Sukhoi Civil Aircraft Company (SCAC) has confirmed a range increase for the Sukhoi Business Jet (SBJ) version of its Superjet SJ100 airliner from 4,000 nm to 4,250 nm carrying eight passengers. At the same time, the Russian manufacturer also has lowered its estimated market for the model to 80 units over the next 20 years—down from the 100 sales it anticipated when the program was launched at the Paris Air Show in June 2011. Starting in 2014, the company expects to deliver between 4 and 6 SBJs out of an annual total of 60 Superjets. Russia is projected to account for a significant share of this demand, along with Latin America, the Middle East and Southeast Asia.

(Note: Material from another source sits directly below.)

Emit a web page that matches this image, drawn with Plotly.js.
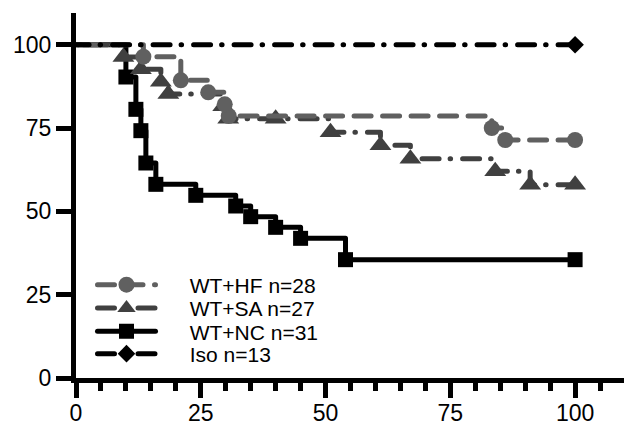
<!DOCTYPE html>
<html><head><meta charset="utf-8">
<script src="https://cdn.plot.ly/plotly-3.0.1.min.js"></script>
<style>
html,body{margin:0;padding:0;background:#fff;}
#chart{width:624px;height:425px;}
.js-line{stroke-linecap:round;stroke-linejoin:round;}
</style></head><body><div id="chart"></div>
<script>
// ---- data ----
const groupNames = ['WT+HF n=28', 'WT+SA n=27', 'WT+NC n=31', 'Iso n=13'];
const hfDays = [0, 13.5, 21, 26.5, 29.8, 30.6, 83.3, 86, 100];
const hfSurvival = [100, 96.4, 89.3, 85.7, 82.1, 78.6, 75.0, 71.4, 71.4];
const saDays = [0, 9.5, 13, 17, 18.5, 29.5, 30.5, 40, 51, 61, 67, 84, 91, 100];
const saSurvival = [100, 96.3, 92.6, 88.9, 85.2, 81.5, 77.8, 77.8, 73.7, 69.8, 65.8, 62.0, 58.0, 58.0];
const ncDays = [0, 10, 12, 13, 14, 16, 24, 32, 35, 40, 45, 54, 100];
const ncSurvival = [100, 90.3, 80.6, 74.2, 64.5, 58.1, 54.8, 51.6, 48.4, 45.2, 41.9, 35.5, 35.5];
const isoDays = [0, 100];
const isoSurvival = [100, 100];
const xTickVals = [0, 25, 50, 75, 100];
const yTickVals = [0, 25, 50, 75, 100];

const FONT = 'Liberation Sans, Arial, Helvetica, sans-serif';
const PAD = '\u00A0\u00A0\u00A0\u00A0\u00A0';   // gap between legend symbol and label

// Kaplan-Meier step trace; arrays reversed so the hidden start point (t=0) is last
function kmTrace(days, surv, name, color, dash, symbol, size, legendId) {
  const x = days.slice().reverse();
  const y = surv.slice().reverse();
  const sel = x.map((v, i) => i).filter(i => i < x.length - 1);
  return {
    type: 'scatter', mode: 'lines+markers', x: x, y: y, name: PAD + name, legend: legendId,
    line: {shape: 'vh', color: color, width: 5, dash: dash},
    marker: {symbol: symbol, size: size, color: color, line: {width: 0}},
    selectedpoints: sel,
    selected: {marker: {opacity: 1}},
    unselected: {marker: {opacity: 0}},
    hoverinfo: 'skip', cliponaxis: false
  };
}

const dashDot = '17px,12px,0.5px,11px';
const traces = [
  kmTrace(ncDays, ncSurvival, groupNames[2], '#000000', 'solid', 'square', 15, 'legend3'),
  kmTrace(saDays, saSurvival, groupNames[1], '#404040', dashDot, 'triangle-up', 19, 'legend2'),
  kmTrace(hfDays, hfSurvival, groupNames[0], '#606060', '17px,11.5px', 'circle', 16, 'legend'),
  kmTrace(isoDays, isoSurvival, groupNames[3], '#000000', dashDot, 'diamond', 13.5, 'legend4')
];

const L = 76, T = 13, W = 548, H = 365;
function leg(yPx) {
  return {
    x: (92.5 - L) / W, xanchor: 'left', y: (T + H - yPx) / H, yanchor: 'middle',
    bgcolor: 'rgba(0,0,0,0)', borderwidth: 0, itemwidth: 58,
    font: {family: FONT, size: 21, color: '#000'}
  };
}

const layout = {
  width: 624, height: 425,
  margin: {l: L, r: 0, t: T, b: 425 - T - H, pad: 0},
  paper_bgcolor: '#fff', plot_bgcolor: '#fff',
  showlegend: true,
  legend: leg(285), legend2: leg(308.3), legend3: leg(331.7), legend4: leg(354),
  xaxis: {
    range: [0, 109.8], showgrid: false, zeroline: false,
    showline: true, linewidth: 5, linecolor: '#000',
    tickmode: 'array', tickvals: xTickVals, ticktext: xTickVals.map(String),
    ticks: 'outside', ticklen: 15, tickwidth: 5, tickcolor: '#000',
    ticklabelstandoff: -5,
    tickfont: {family: FONT, size: 23, color: '#000'},
    minor: {dtick: 5, tick0: 0, ticks: 'outside', ticklen: 8, tickwidth: 5, tickcolor: '#000', showgrid: false}
  },
  yaxis: {
    range: [0, 109.5], showgrid: false, zeroline: false,
    showline: true, linewidth: 5, linecolor: '#000',
    tickmode: 'array', tickvals: yTickVals, ticktext: yTickVals.map(String),
    ticks: 'outside', ticklen: 15, tickwidth: 5, tickcolor: '#000',
    tickfont: {family: FONT, size: 23, color: '#000'}
  }
};

Plotly.newPlot('chart', traces, layout, {staticPlot: true, displayModeBar: false});
</script></body></html>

So far, the SBJ has just one customer, with Swiss-based Comlux Aviation ordering a pair of the aircraft (plus two options) for its managed charter fleet during the 2011 NBAA show. Deliveries of the aircraft are set to start in 2014, with Comlux’s facility in Indianapolis, Ind., set to do the first two cabin completions. Deliveries to Russian clients will be made after completion at the Superjet International facility in Venice, Italy.
The SBJ carries a sticker price of $50 million and for this customers will get a business jet with a top-speed of 465 kts and 4,191 cu ft of cabin space—almost twice the size of a Bombardier Global Express. Cabin width is almost 11 feet and the interior height is almost 6 feet 11 inches.
Sukhoi sees Embraer’s Lineage 1000 as the main competitor to the SBJ. It also hopes to encroach on the market for the more expensive, but larger, Airbus ACJ and Boeing Business Jet families.
SCAC spokesman Andrei Muraviev told AIN that the company has had “a lot of positive feedback” since introducing the SBJ. Sukhoi believes that the improved operating economics promised by the Superjet will prove attractive to SBJ operators too.